Assessing the value of the zebrafish conditioned place preference model for predicting human abuse potential
- The Journal of pharmacology and experimental therapeutics
- Published almost 4 years ago
Regulatory agencies recommend that centrally-active drugs are tested for abuse potential prior to approval. Standard preclinical assessments are conducted in rats or non-human primates (NHPs). This study evaluated the ability of the zebrafish conditioned place preference (CPP) model to predict human abuse outcomes. Twenty-seven compounds from a variety of pharmacological classes were tested in zebrafish CPP, categorized as positive or negative, and analysed using standard diagnostic tests of binary classification to determine the likelihood that zebrafish correctly predict robust positive signals in human subjective effects studies (+HSE) and/or DEA drug scheduling.

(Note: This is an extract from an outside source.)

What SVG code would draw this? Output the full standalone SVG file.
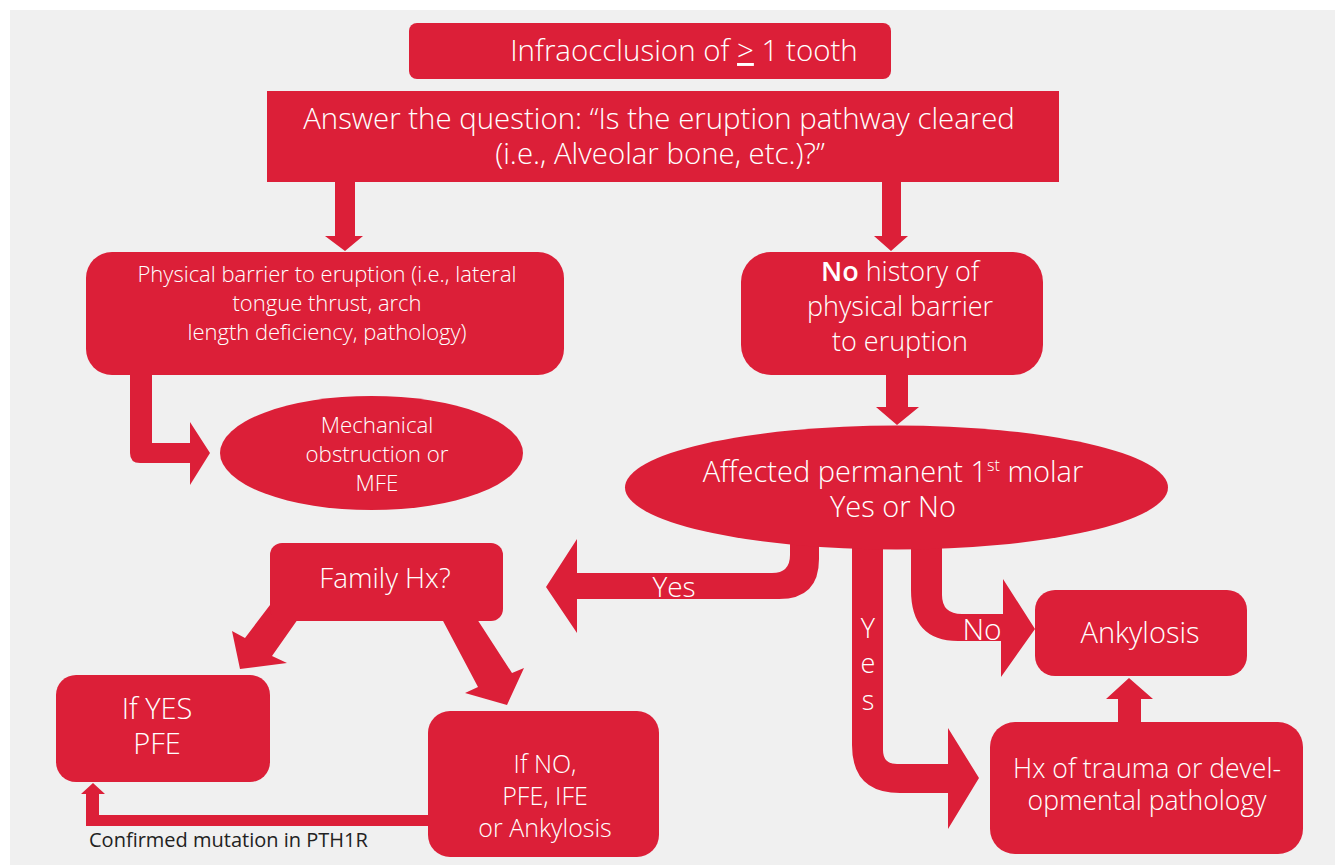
<svg xmlns="http://www.w3.org/2000/svg" width="1335" height="865" viewBox="0 0 1335 865">
<style>
.n{fill:#dc1f38}
.c{fill:#dc1f38}
text{font-family:"Open Sans","Liberation Sans",sans-serif;font-weight:300;fill:#ffffff}
.lbl{font-size:20px;fill:#222222;font-weight:400}
</style>
<rect x="0" y="0" width="1335" height="865" fill="#ffffff"/>
<rect x="10" y="10" width="1325" height="855" fill="#f0f0f0"/>

<g id="connectors">
  <path class="c" d="M335 180 L355 180 L355 236 L363 236 L345 251 L325 236 L335 236 Z"/>
  <path class="c" d="M882 180 L901 180 L901 236 L908 236 L891 251 L874 236 L882 236 Z"/>
  <path class="c" d="M130 372 L152 372 L152 443 L190 443 L190 422 L210 453 L190 485 L190 463 L140 463 Q130 463 130 453 Z"/>
  <path class="c" d="M886 370 L908 370 L908 407 L919 407 L897 425 L876 407 L886 407 Z"/>
  <path class="c" d="M819 540 L819 559 Q819 599 779 599 L577 599 L577 633 L546 587 L577 539 L577 573 L772 573 Q790 573 790 555 L790 540 Z"/>
  <path class="c" d="M852 540 L852 745 Q852 793 900 793 L948 793 L948 829 L979 778 L948 728 L948 764 L897 764 Q883 764 883 750 L883 540 Z"/>
  <path class="c" d="M911 540 L911 590 Q911 641 958 641 L1001 641 L1001 677 L1035 629 L1003 579 L1003 614 L962 614 Q942 614 942 595 L942 540 Z"/>
  <path class="c" d="M1118 724 L1118 699 L1106 699 L1129 678 L1153 699 L1141 699 L1141 724 Z"/>
  <path class="c" d="M270 605 L245 638 L232 631 L240 669 L287 663 L272 656 L298 619 Z"/>
  <path class="c" d="M442 619 L478 687 L465 693 L507 705 L524 668 L512 673 L477 619 Z"/>
  <path class="c" d="M430 815 L99 815 L99 794 L105 794 L93 783 L81 794 L86 794 L86 826 L430 826 Z"/>
  <text font-size="28" x="674" y="597" text-anchor="middle">Yes</text>
  <text font-size="27" x="868" y="638" text-anchor="middle">Y</text>
  <text font-size="27" x="868" y="673" text-anchor="middle">e</text>
  <text font-size="27" x="868" y="710" text-anchor="middle">s</text>
  <text font-size="30" x="982" y="640" text-anchor="middle">No</text>
  <text class="lbl" x="89" y="847">Confirmed mutation in PTH1R</text>
</g>

<g id="node-infraocclusion">
  <rect class="n" x="409" y="23" width="482" height="56" rx="8"/>
  <text font-size="29.5" x="684" y="61" text-anchor="middle">Infraocclusion of <tspan text-decoration="underline">&gt;</tspan> 1 tooth</text>
</g>

<g id="node-question">
  <rect class="n" x="267" y="91" width="792" height="91"/>
  <text font-size="29.4" x="659" y="129" text-anchor="middle">Answer the question: “Is the eruption pathway cleared</text>
  <text font-size="29.4" x="660" y="164" text-anchor="middle">(i.e., Alveolar bone, etc.)?”</text>
</g>

<g id="node-physical-barrier">
  <rect class="n" x="86" y="252" width="478" height="123" rx="26"/>
  <text font-size="22" x="327" y="282" text-anchor="middle">Physical barrier to eruption (i.e., lateral</text>
  <text font-size="22" x="327" y="311" text-anchor="middle">tongue thrust, arch</text>
  <text font-size="22" x="327" y="340" text-anchor="middle">length deficiency, pathology)</text>
</g>

<g id="node-no-history">
  <rect class="n" x="741" y="252" width="302" height="123" rx="30"/>
  <text font-size="27" x="900" y="281" text-anchor="middle"><tspan font-weight="600">No</tspan> history of</text>
  <text font-size="27" x="900" y="316" text-anchor="middle">physical barrier</text>
  <text font-size="27" x="900" y="351" text-anchor="middle">to eruption</text>
</g>

<g id="node-mechanical">
  <ellipse class="n" cx="371.5" cy="453" rx="151.5" ry="57"/>
  <text font-size="22.3" x="377" y="433" text-anchor="middle">Mechanical</text>
  <text font-size="22.3" x="377" y="462" text-anchor="middle">obstruction or</text>
  <text font-size="22.3" x="377" y="491" text-anchor="middle">MFE</text>
</g>

<g id="node-affected">
  <ellipse class="n" cx="896.5" cy="487.5" rx="271.5" ry="62"/>
  <text font-size="29" x="893" y="482" text-anchor="middle">Affected permanent 1<tspan font-size="16" dy="-11">st</tspan><tspan dy="11"> molar</tspan></text>
  <text font-size="29" x="893" y="517" text-anchor="middle">Yes or No</text>
</g>

<g id="node-family">
  <rect class="n" x="270" y="543" width="233" height="78" rx="12"/>
  <text font-size="27.8" x="385" y="588" text-anchor="middle">Family Hx?</text>
</g>

<g id="node-if-yes">
  <rect class="n" x="56" y="675" width="214" height="107" rx="20"/>
  <text font-size="29" x="157" y="719" text-anchor="middle">If YES</text>
  <text font-size="29" x="157" y="754" text-anchor="middle">PFE</text>
</g>

<g id="node-if-no">
  <rect class="n" x="428" y="711" width="231" height="146" rx="22"/>
  <text font-size="25" x="545" y="773" text-anchor="middle">If NO,</text>
  <text font-size="25" x="545" y="805" text-anchor="middle">PFE, IFE</text>
  <text font-size="25" x="545" y="837" text-anchor="middle">or Ankylosis</text>
</g>

<g id="node-ankylosis">
  <rect class="n" x="1035" y="590" width="212" height="86" rx="20"/>
  <text font-size="29" x="1140" y="643" text-anchor="middle">Ankylosis</text>
</g>

<g id="node-hx-trauma">
  <rect class="n" x="990" y="722" width="313" height="132" rx="25"/>
  <text font-size="26.6" x="1147" y="778" text-anchor="middle">Hx of trauma or devel-</text>
  <text font-size="26.6" x="1147" y="810" text-anchor="middle">opmental pathology</text>
</g>
</svg>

Results were then compared with those generated for rat self-administration and CPP using this same set of compounds. The findings reveal that zebrafish concordance and sensitivity values were not significantly different from chance for both +HSE and scheduling. While significant improvements in specificity and negative predictive values were observed for zebrafish relative to +HSE, specificity without sensitivity provides limited value. Moreover, assessments in zebrafish provided no added value for predicting scheduling. By contrast, rat models generally possessed significantly improved concordance, sensitivity, and positive predictive values for both clinical measures. While there may be predictive value with compounds from specific pharmacological classes (e.g. µ-opioid receptor agonists, CNS stimulants) for zebrafish CPP, altogether these data highlight that using the current methodology, the zebrafish CPP model does not add value to the preclinical assessment of abuse potential.